Argentina padece de elefantiasis estatal: Síntomas, diagnóstico y tratamiento

Por Valentina Camerano.

          En Argentina, las encuestas muestran que la preferencia por un Estado fuerte es mayoritaria. No obstante, pocas veces ahondamos acerca del verdadero significado de dicha expresión. Actualmente, muchos/as continúan confundiendo los términos de “tamaño” con “fuerza”. Si nuestro Estado fuese fuerte, creceríamos económicamente ya que seríamos capaces de brindar seguridad jurídica, favorecer la innovación y fomentar el desarrollo. Como resultado, experimentaríamos una notable mejoría en nuestra calidad de vida, muy diferente a la de nuestros tiempos actuales. Es un hecho que nada de lo mencionado anteriormente ciertamente sucede. Nuestro Estado es cada vez más pesado por lo que cada vez resuelve menos y cada vez estamos peor.

          Hoy en día, el Estado argentino posee más recursos que nunca y, aun así, sigue siendo totalmente insostenible.
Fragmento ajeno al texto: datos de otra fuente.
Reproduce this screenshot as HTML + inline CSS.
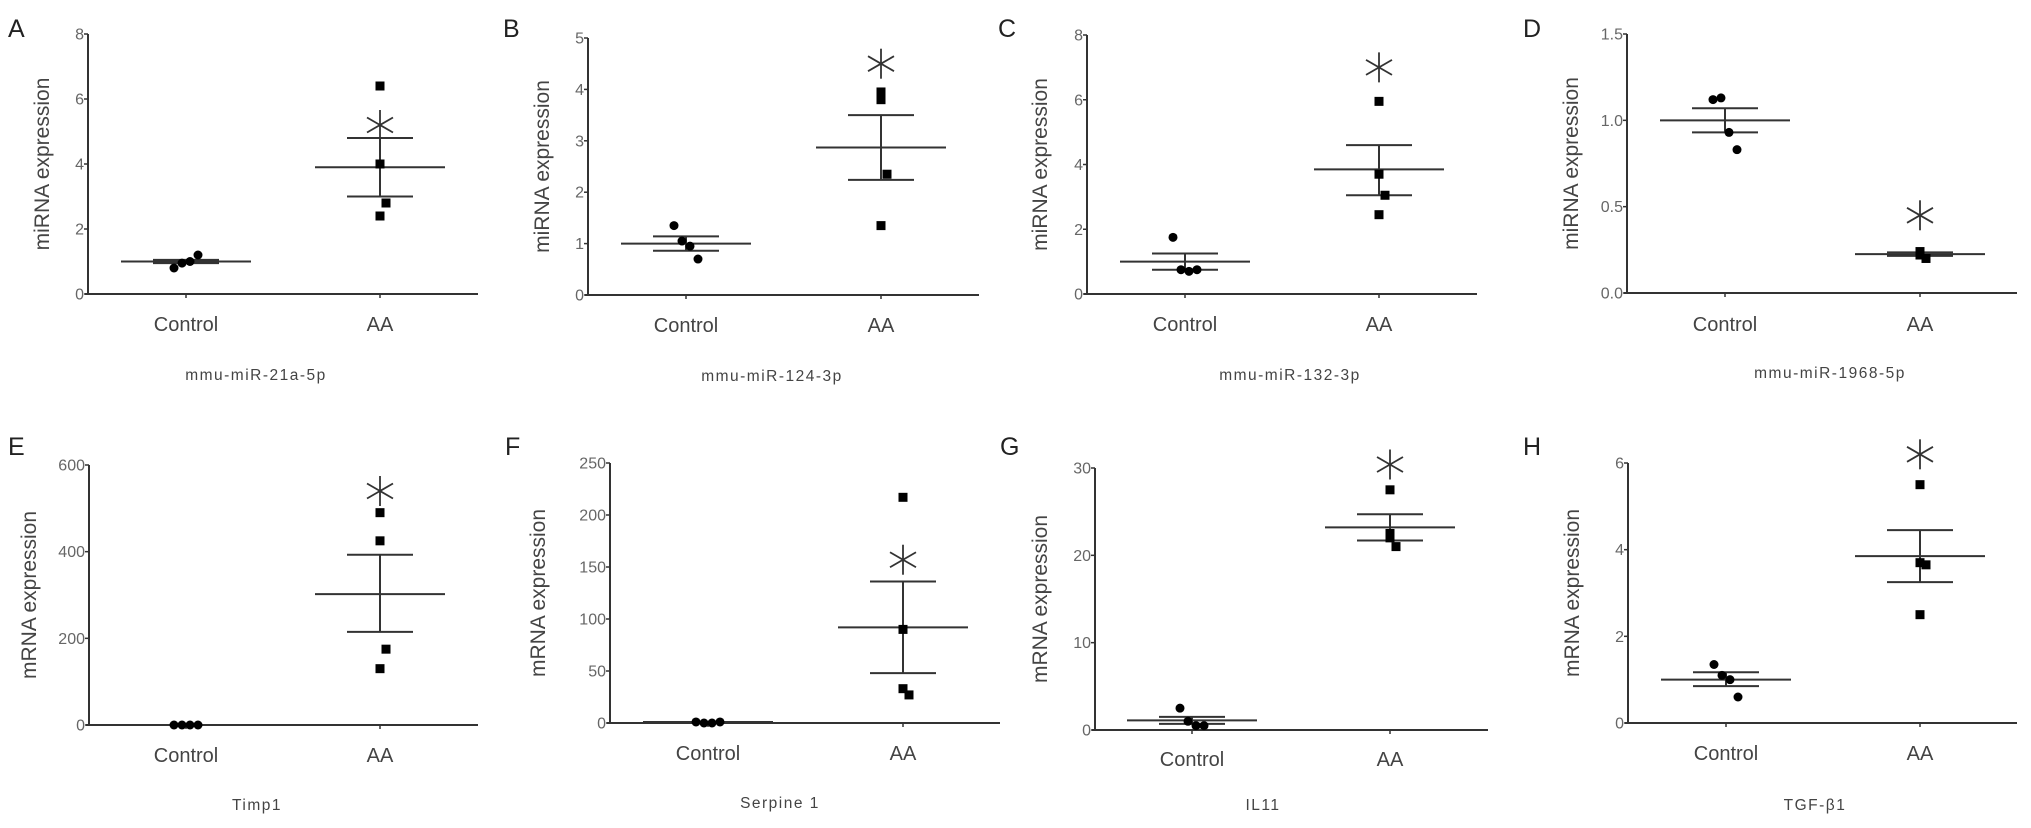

Desde 1950 hasta la fecha, Argentina es la segunda nación con más recesiones acumuladas, la pobreza es 8 veces mayor que en 1974 (5% versus 40%), y la caída acumulada de nuestro PBI, desde 1973, es de 48%. Una persona que se acaba de jubilar con 65 años y trabaja desde los 20 años padeció a lo largo de su vida 19 recesiones, es decir, una por cada año y medio de “crecimiento”. [1]Ante estos devastadores y, para muchos, inexplicables datos, no queda remedio alguno que atacar a una de sus más influyentes causas, producto del altísimo nivel de gasto público tan caracterizado de la Argentina: La presión tributaria.

         El Estado se ve continuamente obligado a apagar los incendios macroeconómicos que su propia mala praxis genera y su vía de solución más directa es a través de los impuestos. El intocable gasto público y la (supuesta) inexistente alternativa de vías para financiar el Estado son las justificaciones que comúnmente oímos cuando hablamos de la presión impositiva del país. Es posible afirmar, entonces, que nuestro sistema de recaudación funciona así como una suma de parches que ponemos durante las emergencias y que luego perduran en el tiempo con el fin de seguir sosteniendo el decadente y gigantesco aparato estatal. Asimismo, las crisis no sólo desembocan en la creación nuevos impuestos y tasas, que en su tiempo fueron causas, sino también en subir las alícuotas de los existentes (Ganancias, Valor Agregado, Ingresos Brutos, etc.). Tanto el impuesto al cheque como el de los combustibles como el de la renta mínima presunta, surgieron debido a  las debilidades presentadas dentro del propio fisco, y las retenciones fueron una respuesta rápida frente a la megacrisis y megadevaluación de aquel 2002. Las recién mencionadas imposiciones comparten una característica en común: Son difíciles de evadir y fáciles de recaudar; evitándose así el costo político de realizar las reformas estructurales necesarias.

          Evidentemente, el problema de la Argentina no es un problema de recaudación ni de directa distribución de la riqueza. Con el actual nivel impositivo, es imposible que el sector privado pueda competir exitosamente y generar puestos de trabajo formales para así reducir la pobreza. Lo único que esta situación concibe es el aumento del trabajo precarizado junto con el ahogamiento de aquellos sectores productivos que generan genuina riqueza, contribuyendo así con el círculo vicioso que ya conocemos. A no olvidar que la pesada herencia, siempre e inevitablemente, la pagamos todos/as nosotros/as.  El “derecho al futuro”, el más elemental de todos, en palabras del periodista Antonio Laje, nos es arrebatado de nuestras propias manos.

[1] “Debajo del agua”, Martín Lousteau, 2019.